This is a follow-up to this question regarding one-space compactifications.
First recall a few definitions. An embedding is a continuous injective map $c:X\to Y$ that gives a homeomorphism from $X$ to its image. A compactification of $X$ is an embedding of $X$ as a dense subset of a compact space $Y$. By identifying $X$ with its image in $Y$ one just needs to extend $X$ to a bigger set $Y$ and give $Y$ a compact topology such that the subspace topology on $X$ coincides with the original topology on $X$.
Let $(X,\tau)$ be a noncompact topological space. A compactification $X^*=X\cup\{\infty\}$
obtained by adding a single point will be called a one-point compactification. (Wikipedia seems to reserve that term for the case of $X$ locally compact Hausdorff. In that case there is a unique Hausdorff one-point compactification of $X$. But I'll use the term more generally for convenience.)
I am interested in finding the range of all possible one-point compactifications of $X$. So find all the ways to give a compact topology to $X^*$ that induces the original topology on $X$. The fact that $X$ is dense in $X^*$ follows automatically because $X$ is not compact, so it cannot be closed in a compact space.
General fact: It is shown in the linked question at the top that every open nbhd of $\infty$ must be the complement in $X^*$ of a closed compact subset of $X$.
I can think of the following different cases of one-point compactifications:
-
The Alexandroff extension of $X$ with topology
$$\tau_1=\tau\cup\{(X\setminus C)\cup\{\infty\}:C\text{ is compact and closed in }X\}\;.$$
Starting with the topology on $X$, we have added as many open nbhds of $\infty$ as possible.
The inclusion map of $X$ into $X^*$ is an open embedding. This is the largest topology on $X^*$ with an open embedding. -
The open extension topology given by
$$\tau_2=\tau\cup\{X^*\}\;.$$
Starting with the topology on $X$, we have added a single nbhd of $\infty$, namely the whole space.
The inclusion map is an open embedding. This is the smallest topology on $X^*$ with an open embedding. -
Any topology intermediate between $\tau_1$ and $\tau_2$. $X$ will also be open in $X^*$ and the topology will contain all of $\tau$. For nhbds of $\infty$ one has to pick of suitable subfamily of the complements of all closed compact subsets of $X$. For example, the complements of all finite closed compact subsets, or the complements of all countable closed compact subsets.
These should cover all cases of one-point compactification with an open embedding.
($X$ is open in $X^*$ if and only if the topology on $X^*$ contains all of $\tau$.)

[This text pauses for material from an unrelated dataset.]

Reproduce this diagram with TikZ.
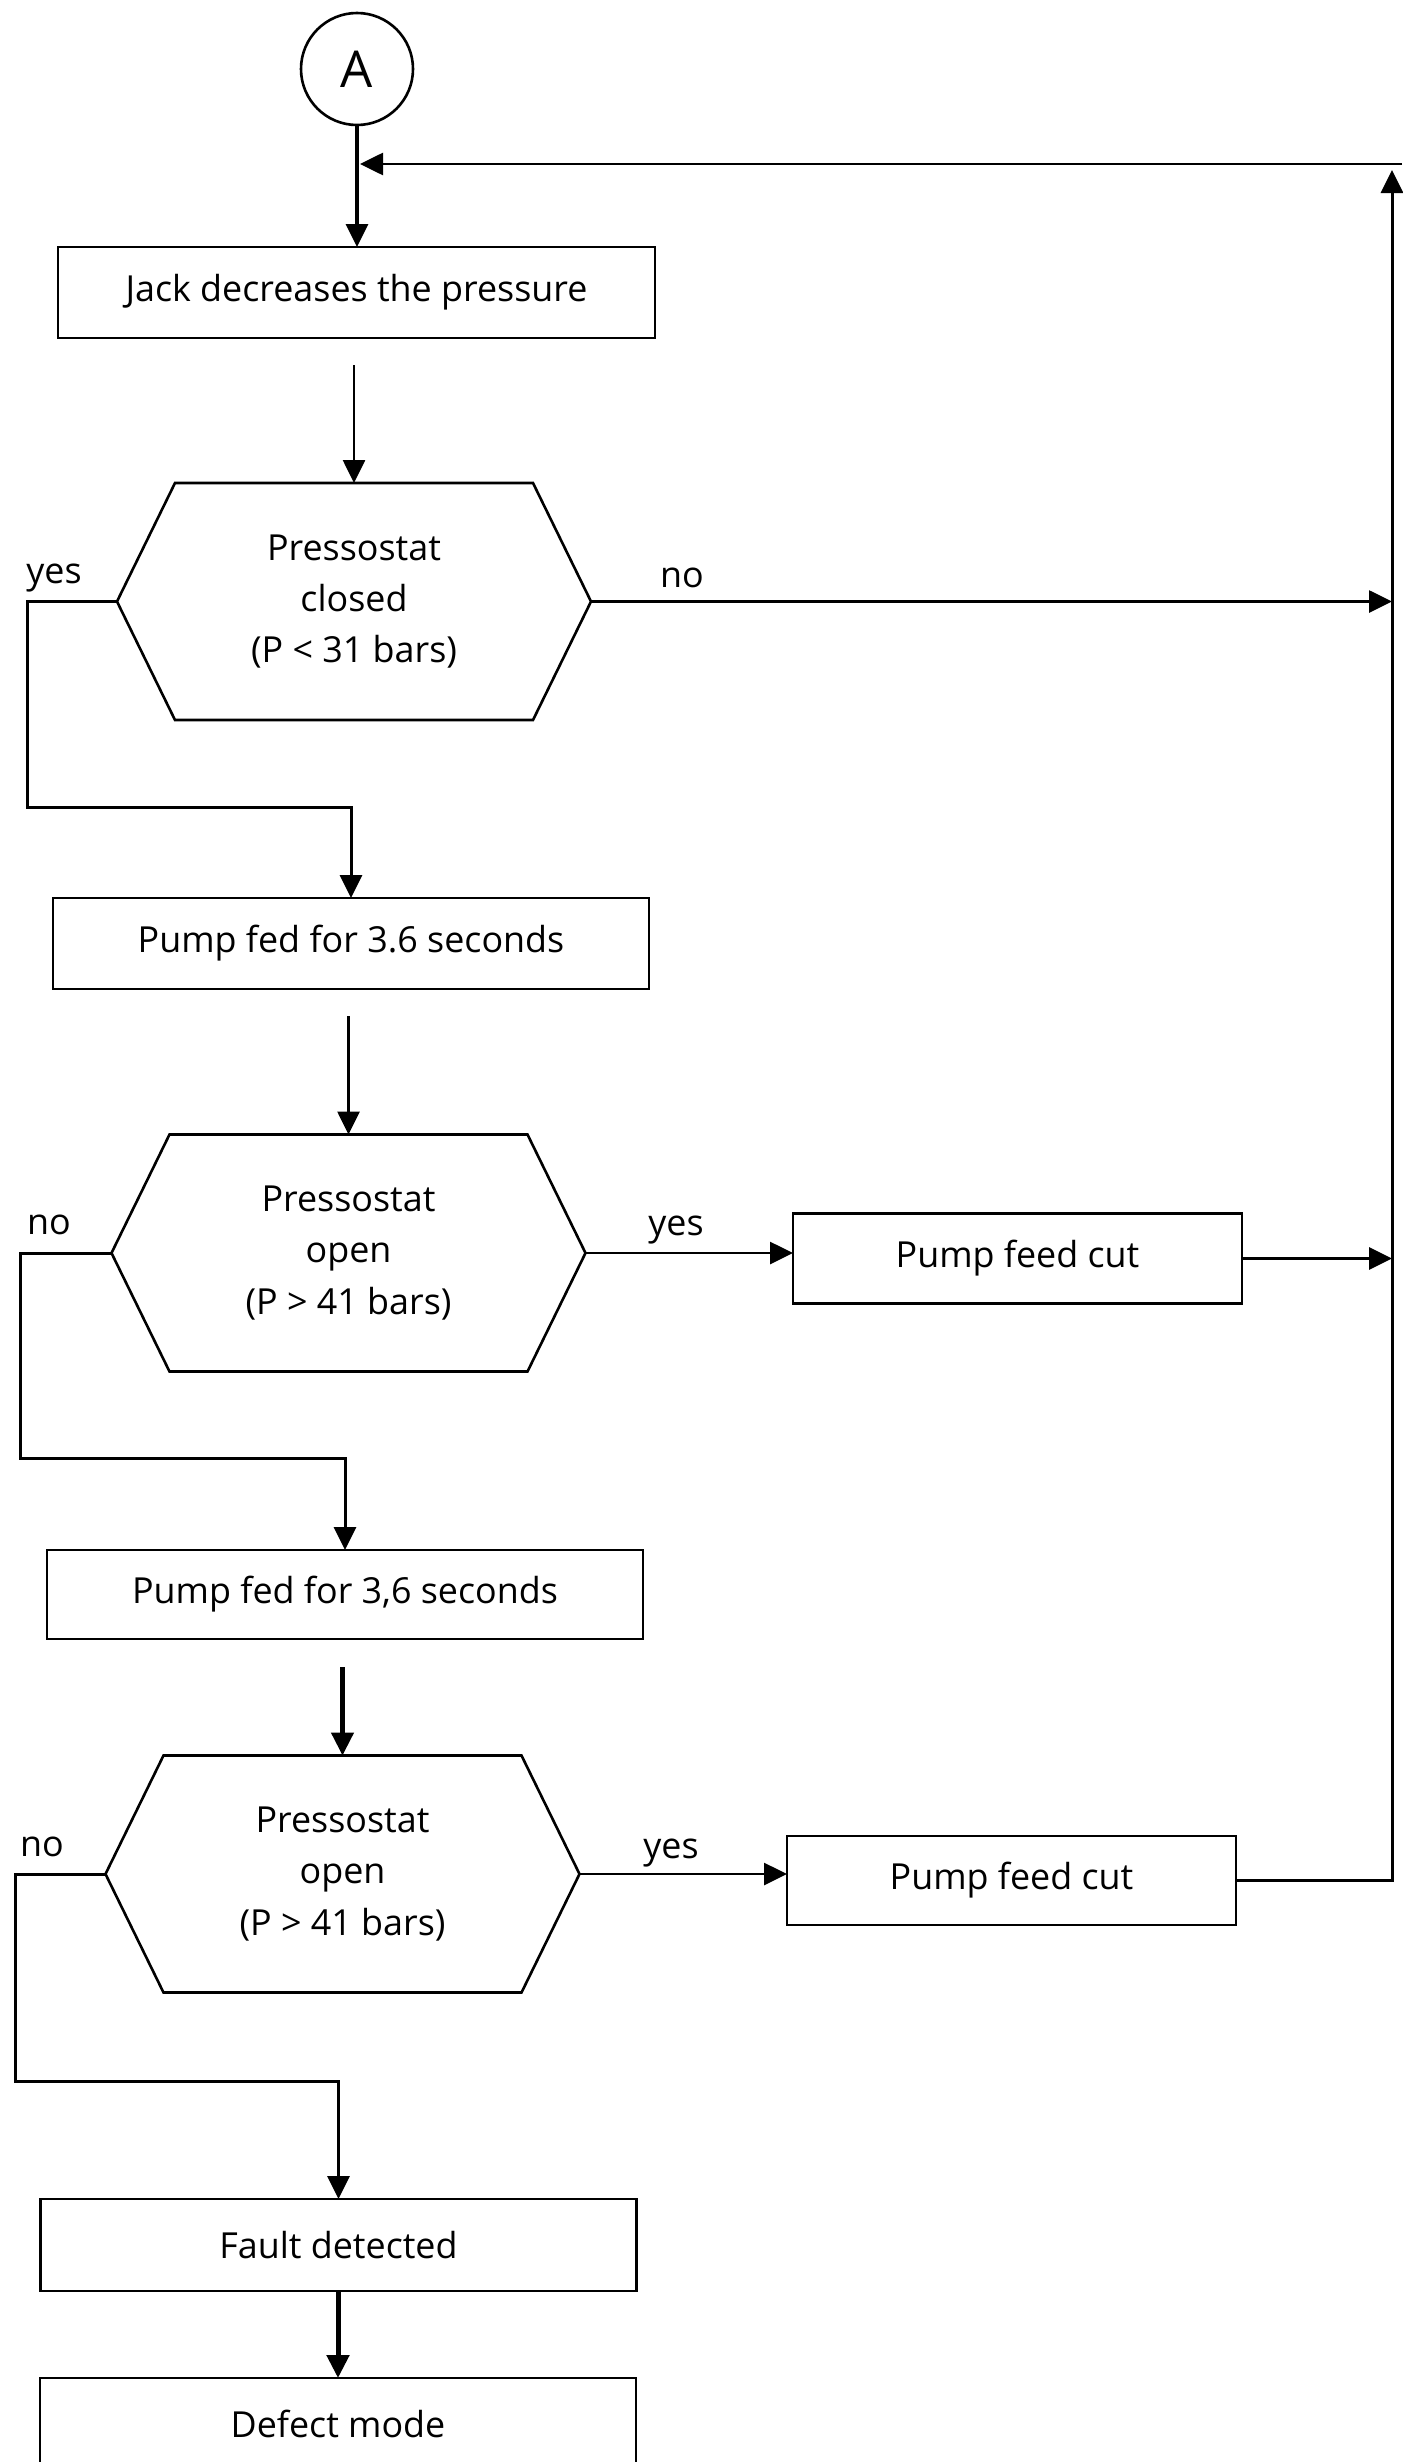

Now is every one-point compactfication of $X$ always an open embedding? Are there examples where $X$ is not open in $X^*$? What are conditions on $X$ that ensure the only one-point compactifications are the ones above?
Side note: One is usually not interested in taking a one-point compactification of a space $X$ that is already compact. But I still find the following observation worth noting. If $X$ is compact, the Alexandroff extension of $X$ will not be a compactification, since $\infty$ is then an isolated point and hence $X$ is not dense in $X^*$. But the open extension topology on $X$ plus one point is always a one-point compactification (with $X$ open in $X^*$).
If $X$ is a one-point space, it has exactly two one-point compactifications. The open extension topology is the Sierpinski space. The other is the two point space with the indiscrete topology, in which case the embedding is not open.
Best Answer
If $X$ is not compact, then every one-point compactification of $X$ is an open embedding. Indeed, suppose $X$ is not open in a one-point compactification $X^*=X\cup\{\infty\}$. This means there is some $x\in X$ such that every open neighborhood of $x$ in $X^*$ contains $\infty$. But then every open neighborhood of $x$ contains a neighborhood of $\infty$, and thus its complement is a compact subset of $X$. Since $X$ is embedded in $X^*$, this means that every open neighborhood of $x$ in $X$ has compact complement. But this implies $X$ is compact, since every open cover of $X$ includes a set which contains $x$, and then the complement of that set is covered by finitely many other sets in the cover.